Postoperative infections after brain surgery are a serious complication potentially worsening the outcome of surgical treatment. Severe intraoperative hyperglycemia (SIH) contributes to both infectious and noninfectious postoperative complications. However, there are a lack of data on the incidence of SIH in patients undergoing elective neurosurgical brain procedures and its association with the risk of postoperative infections.
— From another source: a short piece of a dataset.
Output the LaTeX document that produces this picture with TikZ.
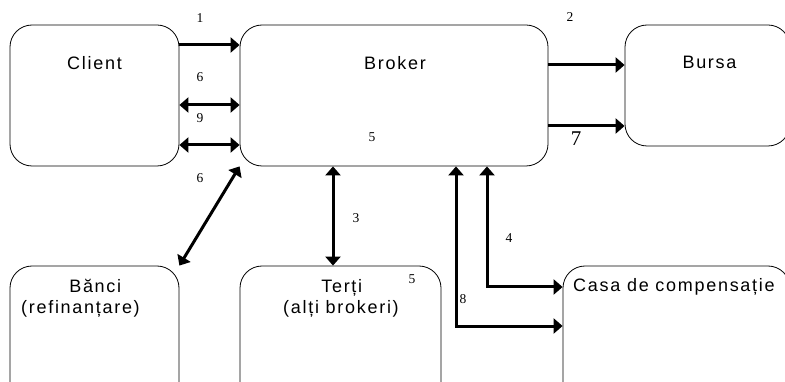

A total of 514 patients were prospectively enrolled in this single-center observational cohort clinical study to assess the incidence of SIH (blood glucose concentration [BGC] ≥180 mg/dL) in adult patients undergoing elective brain neurosurgical procedures and its association with postoperative infections. Both nondiabetic and diabetic patients were included in the study. BGC was determined by whole-blood analyses taken at the beginning and at the end of the surgery. Diagnosis of infection (wound, pulmonary, blood stream, urinary tract infection, or central nervous system infection) was established according to US Centers for Disease Control and Prevention (CDC) criteria within the first postoperative week.
SIH was recorded in at least 1 blood sample in 23 patients (4.5%). Infectious complications within the first postoperative week were diagnosed in 40 patients (7.8%). Five of 23 patients (22%) with SIH had postoperative infections, compared with 35 of 491 patients (7%) without SIH (odds ratio [OR] = 3.71; 95% confidence interval [CI], 1.24–11.09; P = .018 after fitting a multiple logistic regression model to adjust for age, body mass index [BMI], and surgery duration). Intraoperative BGC >140 mg/dL was also associated with an increased risk of postoperative infections (OR = 3.10; 95% CI, 1.43–6.75; P = .004). Elevated preoperative glycated hemoglobin (HbA1c) concentration was also associated with postoperative infections in the study population (OR = 2.4; 95% CI, 1.02–6.00; P = .045). Age, BMI, American Society of Anesthesiologists (ASA) physical status, type of surgery, and duration of intervention had no significant association with the postoperative infection rate.
SIH is associated with a higher risk of infections within the first postoperative week in patients undergoing elective brain neurosurgical procedures. Preoperative HbA1c is a reliable marker of the potential risk both of SIH and postoperative infections in the selected cohort. Future studies need to assess possible improvements in outcome under more precise monitoring and tighter control of perioperative hyperglycemia.